Requirements: Return the first line, the line containing "yTicks = [0,200,400,600,800,1000,1200,1400,1600,1800,2000];", and every line between them, exactly as they stand.
<<<<
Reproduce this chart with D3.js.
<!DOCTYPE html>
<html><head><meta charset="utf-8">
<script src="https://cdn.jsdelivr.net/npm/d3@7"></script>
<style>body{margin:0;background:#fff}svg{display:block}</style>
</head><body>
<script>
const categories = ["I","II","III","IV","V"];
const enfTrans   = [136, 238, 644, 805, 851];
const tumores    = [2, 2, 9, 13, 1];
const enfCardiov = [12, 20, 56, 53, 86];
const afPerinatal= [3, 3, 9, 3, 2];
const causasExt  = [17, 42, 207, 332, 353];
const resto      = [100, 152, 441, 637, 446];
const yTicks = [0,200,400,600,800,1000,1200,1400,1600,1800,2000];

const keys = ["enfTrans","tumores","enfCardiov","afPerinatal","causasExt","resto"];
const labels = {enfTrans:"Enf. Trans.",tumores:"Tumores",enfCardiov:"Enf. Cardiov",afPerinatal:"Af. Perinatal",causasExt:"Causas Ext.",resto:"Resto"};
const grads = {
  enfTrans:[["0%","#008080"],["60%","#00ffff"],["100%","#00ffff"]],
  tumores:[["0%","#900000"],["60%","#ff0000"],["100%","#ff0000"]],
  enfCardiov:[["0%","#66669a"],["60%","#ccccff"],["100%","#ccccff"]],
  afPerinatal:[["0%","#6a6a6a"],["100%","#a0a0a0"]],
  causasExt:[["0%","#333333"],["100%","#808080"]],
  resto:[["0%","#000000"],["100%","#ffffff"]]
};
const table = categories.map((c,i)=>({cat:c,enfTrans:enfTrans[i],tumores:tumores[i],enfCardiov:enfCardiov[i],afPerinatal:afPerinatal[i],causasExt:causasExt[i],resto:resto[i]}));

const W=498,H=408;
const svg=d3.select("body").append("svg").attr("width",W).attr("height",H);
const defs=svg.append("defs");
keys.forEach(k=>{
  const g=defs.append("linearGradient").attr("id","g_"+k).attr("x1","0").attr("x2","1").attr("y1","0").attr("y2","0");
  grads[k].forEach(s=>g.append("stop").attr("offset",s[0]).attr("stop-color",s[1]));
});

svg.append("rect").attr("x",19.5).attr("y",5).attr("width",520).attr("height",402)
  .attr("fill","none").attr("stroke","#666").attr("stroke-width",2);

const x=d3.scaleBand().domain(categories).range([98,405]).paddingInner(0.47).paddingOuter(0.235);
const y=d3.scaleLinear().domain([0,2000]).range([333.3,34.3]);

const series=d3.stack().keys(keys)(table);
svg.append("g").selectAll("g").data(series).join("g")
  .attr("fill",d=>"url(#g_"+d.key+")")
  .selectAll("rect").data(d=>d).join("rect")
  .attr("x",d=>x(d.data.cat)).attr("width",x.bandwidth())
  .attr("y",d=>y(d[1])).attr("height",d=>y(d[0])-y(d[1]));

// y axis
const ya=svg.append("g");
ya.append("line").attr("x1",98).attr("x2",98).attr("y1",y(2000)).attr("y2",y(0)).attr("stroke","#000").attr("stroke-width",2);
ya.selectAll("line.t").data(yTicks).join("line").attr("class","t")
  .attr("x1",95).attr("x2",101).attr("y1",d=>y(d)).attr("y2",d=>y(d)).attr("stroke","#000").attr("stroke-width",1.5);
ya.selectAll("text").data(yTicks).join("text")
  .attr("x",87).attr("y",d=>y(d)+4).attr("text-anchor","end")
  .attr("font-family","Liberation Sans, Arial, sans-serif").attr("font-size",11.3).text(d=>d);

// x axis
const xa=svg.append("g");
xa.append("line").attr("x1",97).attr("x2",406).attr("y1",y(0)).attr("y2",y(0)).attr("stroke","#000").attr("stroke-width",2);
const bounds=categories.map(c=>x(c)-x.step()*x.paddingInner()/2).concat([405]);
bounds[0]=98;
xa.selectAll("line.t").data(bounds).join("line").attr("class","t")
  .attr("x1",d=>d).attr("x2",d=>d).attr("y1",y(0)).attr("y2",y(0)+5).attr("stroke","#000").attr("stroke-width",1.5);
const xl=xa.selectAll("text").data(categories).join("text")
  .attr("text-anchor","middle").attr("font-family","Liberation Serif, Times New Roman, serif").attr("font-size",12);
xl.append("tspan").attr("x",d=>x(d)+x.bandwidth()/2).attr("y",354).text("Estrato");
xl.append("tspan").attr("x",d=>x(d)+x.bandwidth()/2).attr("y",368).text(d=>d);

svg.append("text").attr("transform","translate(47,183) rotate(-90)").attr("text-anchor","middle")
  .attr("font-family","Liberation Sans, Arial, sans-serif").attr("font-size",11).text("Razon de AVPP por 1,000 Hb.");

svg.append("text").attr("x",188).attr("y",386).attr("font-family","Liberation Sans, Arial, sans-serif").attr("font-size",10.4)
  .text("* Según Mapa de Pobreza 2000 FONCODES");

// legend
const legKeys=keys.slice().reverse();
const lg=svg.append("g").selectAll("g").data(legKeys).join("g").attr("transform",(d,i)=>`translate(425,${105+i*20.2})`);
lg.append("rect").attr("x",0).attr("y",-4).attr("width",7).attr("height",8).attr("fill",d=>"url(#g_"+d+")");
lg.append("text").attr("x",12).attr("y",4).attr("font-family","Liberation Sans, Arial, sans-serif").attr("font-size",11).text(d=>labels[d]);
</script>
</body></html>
>>>>
The response:
Reproduce this chart with D3.js.
<!DOCTYPE html>
<html><head><meta charset="utf-8">
<script src="https://cdn.jsdelivr.net/npm/d3@7"></script>
<style>body{margin:0;background:#fff}svg{display:block}</style>
</head><body>
<script>
const categories = ["I","II","III","IV","V"];
const enfTrans   = [136, 238, 644, 805, 851];
const tumores    = [2, 2, 9, 13, 1];
const enfCardiov = [12, 20, 56, 53, 86];
const afPerinatal= [3, 3, 9, 3, 2];
const causasExt  = [17, 42, 207, 332, 353];
const resto      = [100, 152, 441, 637, 446];
const yTicks = [0,200,400,600,800,1000,1200,1400,1600,1800,2000];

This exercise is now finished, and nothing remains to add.